Moreover, these attitudes need not be mutually exclusive: a person might experience these two general orientations at different points along the same path, within the same life, and even within the same challenging experience. Likewise, one orientation might lead to the other. Imagine the person who beseeches God directly for help, only to find herself or himself drowning in anger and clawing for tenacity in their faith when those prayers do not seem to have been answered. And the reverse—certain scenes in the Book of Ecclesiastes depict a narrator shifting from ruminating about God’s working in the world to recognizing God’s Presence, even if Kohelet never actually turns directly to God to pray.

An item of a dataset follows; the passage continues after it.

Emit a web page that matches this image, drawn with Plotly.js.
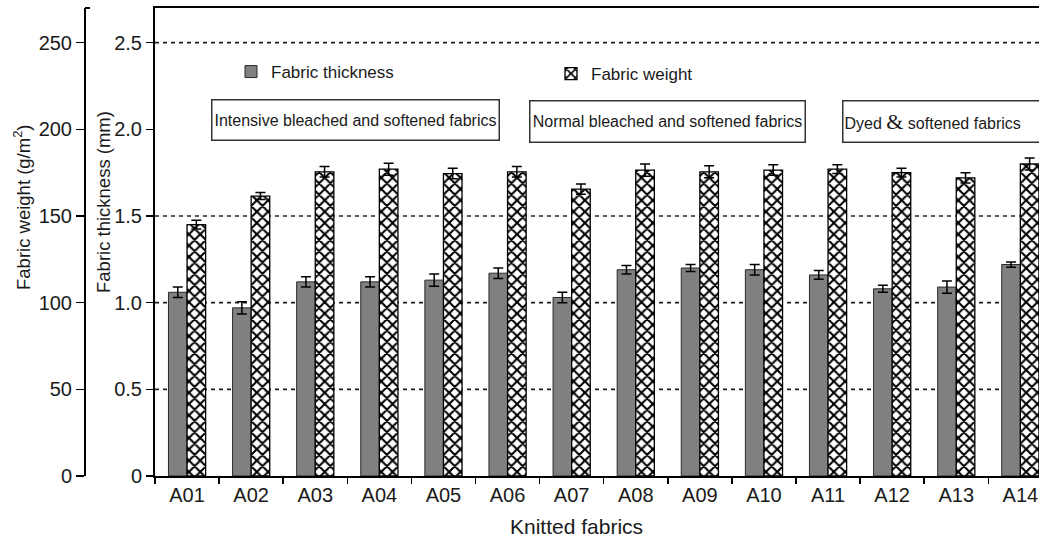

But the conversation between the liturgy and Kohelet offers something additional that is less about the sense and direction that the liturgy makes of Kohelet, or vice versa, and more about what Kohelet adds to the conversation.

What is most radical about Kohelet is not his empirically based understanding of life, though that is radical. It is not his clinging to faith even without full understanding, though that is challenging.

What is most radical about Kohelet is his never-ending oscillation between those two. Kohelet never actually makes peace with human limitation; instead, he comes up with a modus operandi for living a good life: he adjures his reader to fear God, but is simultaneously unwilling to give up his quest for deeper understanding (12:9):

וְיֹתֵר, שֶׁהָיָה קֹהֶלֶת חָכָם:  עוֹד, לִמַּד-דַּעַת אֶת-הָעָם, וְאִזֵּן וְחִקֵּר, תִּקֵּן מְשָׁלִים הַרְבֵּה.

And besides that Kohelet was wise, he also taught the people knowledge; yea, he pondered, and sought out, and set in order many proverbs.

For Kohelet, the continuous cycle of learning, thinking, observing, clinging to faith, and starting that process over again actually becomes the meaning of life. The medium is the message. Arguably, the liturgy on Rosh Hashanah and Yom Kippur is part of that cycle—the clinging-to-faith moment acted out in ritual and in speech directly to God. Kohelet, however, reminds us that an honest and profound life entails navigating this pattern over and over again, continuously reaching for an ultimately unrealizable understanding and returning to the keystone of faith.